Ces députés tentent de prolonger la dynamique unitaire lancée après la création du NFP, considéré aujourd’hui comme un cartel de partis ou comme un simple accord électoral. Le collectif a tenté de poser le sujet lors de leur assemblée générale constitutive qui s’est tenue le 5 octobre dans le 12e arrondissement de la capitale.
« Machine à perdre »
Au cœur des débats, la constitution d’un nouveau parti de gauche sous la forme d’une « maison commune », d’une fédération de partis ou d’un tout nouveau mouvement qui réunirait L’Après, Génération. s, la formation de François Ruffin (Picardie debout), et le parti de Gérard Filoche, la Gauche démocratique et sociale.
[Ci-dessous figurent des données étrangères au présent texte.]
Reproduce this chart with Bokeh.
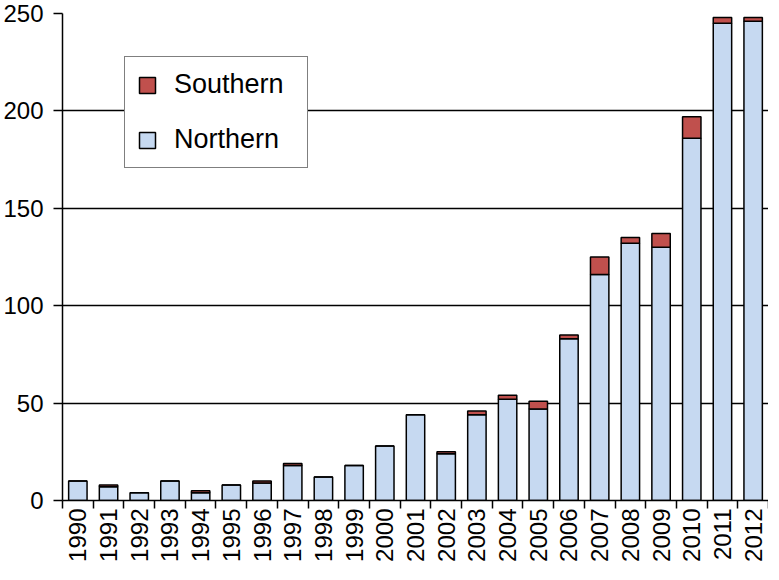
from bokeh.plotting import figure
from bokeh.models import (Range1d, FixedTicker, Legend, LegendItem, ColumnDataSource)
from bokeh.embed import file_html
from bokeh.resources import INLINE
import math

years = ["1990", "1991", "1992", "1993", "1994", "1995", "1996", "1997", "1998",
         "1999", "2000", "2001", "2002", "2003", "2004", "2005", "2006", "2007",
         "2008", "2009", "2010", "2011", "2012"]
northern = [10, 7, 4, 10, 4, 8, 9, 18, 12, 18, 28, 44, 24, 44, 52, 47, 83, 116,
            132, 130, 186, 245, 246]
southern = [0, 1, 0, 0, 1, 0, 1, 1, 0, 0, 0, 0, 1, 2, 2, 4, 2, 9,
            3, 7, 11, 3, 2]
y_ticks = [0, 50, 100, 150, 200, 250]

centers = [i + 0.5 for i in range(len(years))]
bounds = list(range(len(years) + 1))

src = ColumnDataSource(dict(x=centers, north=northern, south=southern))

FONT = "Liberation Sans"

p = figure(width=768, height=564, output_backend="svg", toolbar_location=None,
           x_range=Range1d(0, len(years)), y_range=Range1d(0, 250),
           min_border_left=52, min_border_right=0, min_border_top=13,
           min_border_bottom=10)
p.outline_line_color = None
p.background_fill_color = "white"

rs = p.vbar_stack(["north", "south"], x="x", width=0.6, source=src,
                  fill_color=["#C6D9F1", "#C0504D"], line_color="black",
                  line_width=1.5)

# axes
p.xaxis.ticker = FixedTicker(ticks=centers, minor_ticks=bounds)
p.xaxis.major_label_overrides = {c: y for c, y in zip(centers, years)}
p.xaxis.major_label_orientation = math.pi / 2
p.xaxis.major_tick_out = 0
p.xaxis.major_tick_in = 0
p.xaxis.minor_tick_out = 8
p.xaxis.minor_tick_in = 0
p.xaxis.minor_tick_line_color = "black"
p.xaxis.minor_tick_line_width = 1.5
p.xaxis.major_label_standoff = 0

p.yaxis.ticker = FixedTicker(ticks=y_ticks)
p.yaxis.major_tick_out = 9
p.yaxis.major_tick_in = 0
p.yaxis.minor_tick_line_color = None
p.yaxis.major_label_standoff = 10

for ax in (p.xaxis, p.yaxis):
    ax.axis_line_color = "black"
    ax.axis_line_width = 1.5
    ax.major_tick_line_color = "black"
    ax.major_tick_line_width = 1.5
    ax.major_label_text_font = FONT
    ax.major_label_text_font_size = "24px"
    ax.major_label_text_color = "black"

p.xgrid.grid_line_color = None
p.ygrid.ticker = FixedTicker(ticks=y_ticks)
p.ygrid.grid_line_color = "black"
p.ygrid.grid_line_width = 1.5

legend = Legend(items=[LegendItem(label="Southern", renderers=[rs[1]]),
                       LegendItem(label="Northern", renderers=[rs[0]])],
                location=(62, 332))
legend.label_text_font = FONT
legend.label_text_font_size = "27px"
legend.label_text_color = "black"
legend.glyph_width = 20
legend.glyph_height = 20
legend.label_standoff = 17
legend.label_width = 121
legend.spacing = 24
legend.padding = 12
legend.margin = 0
legend.border_line_color = "black"
legend.border_line_width = 1.5
legend.background_fill_alpha = 1.0
legend.background_fill_color = "white"
p.add_layout(legend, "center")

open("out.html", "w").write(file_html(p, INLINE))
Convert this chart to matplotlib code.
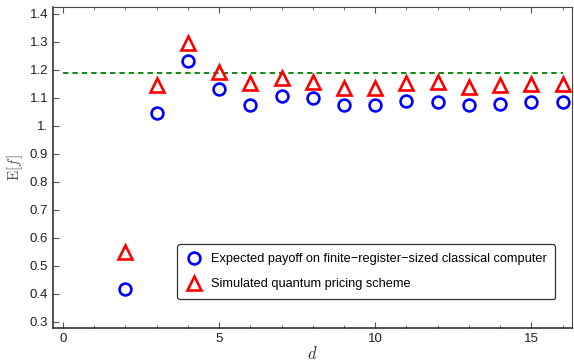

L’objectif ? Créer une nouvelle organisation plus ancrée localement. Avec une seule ligne : préserver l’union à tout prix et s’entendre sur un candidat commun pour la prochaine présidentielle.
Il faut une candidature unique, on le disait dès 2023.
M. Tondelier
Pour sauvegarder l’union, insoumis, socialistes, communistes et écologistes pourraient s’appuyer sur le travail de ce collectif qui rêve de créer une union « par la base ». Mais ce n’est pas à l’ordre du jour. Tous sont convaincus que ce sera un accord sur la méthode de désignation du candidat qui pourra solidifier l’entente. Ainsi, Olivier Faure défend coûte que coûte le système d’une primaire. Les insoumis écartent cette option qu’ils jugent créateurs de nouvelles divisions, une sorte de « machine à perdre » d’avance. Les écologistes ne sont ni pour ni contre.
« Il faut une candidature unique, on le disait dès 2023, explique la secrétaire nationale des Verts, Marine Tondelier. Mais des questions se posent sur le ‘comment’. Nous avons souvent opté pour le moins pire des systèmes, la primaire. Mais il faut savoir être ouvert devant les propositions alternatives, car les primaires posent des problèmes. » Voilà encore une autre potentielle discorde. Mais il semble compliqué de croire que ce sujet résoudra l’ensemble des équations de la gauche. À croire que le Nouveau Front populaire est condamné à un chemin semé d’embûches.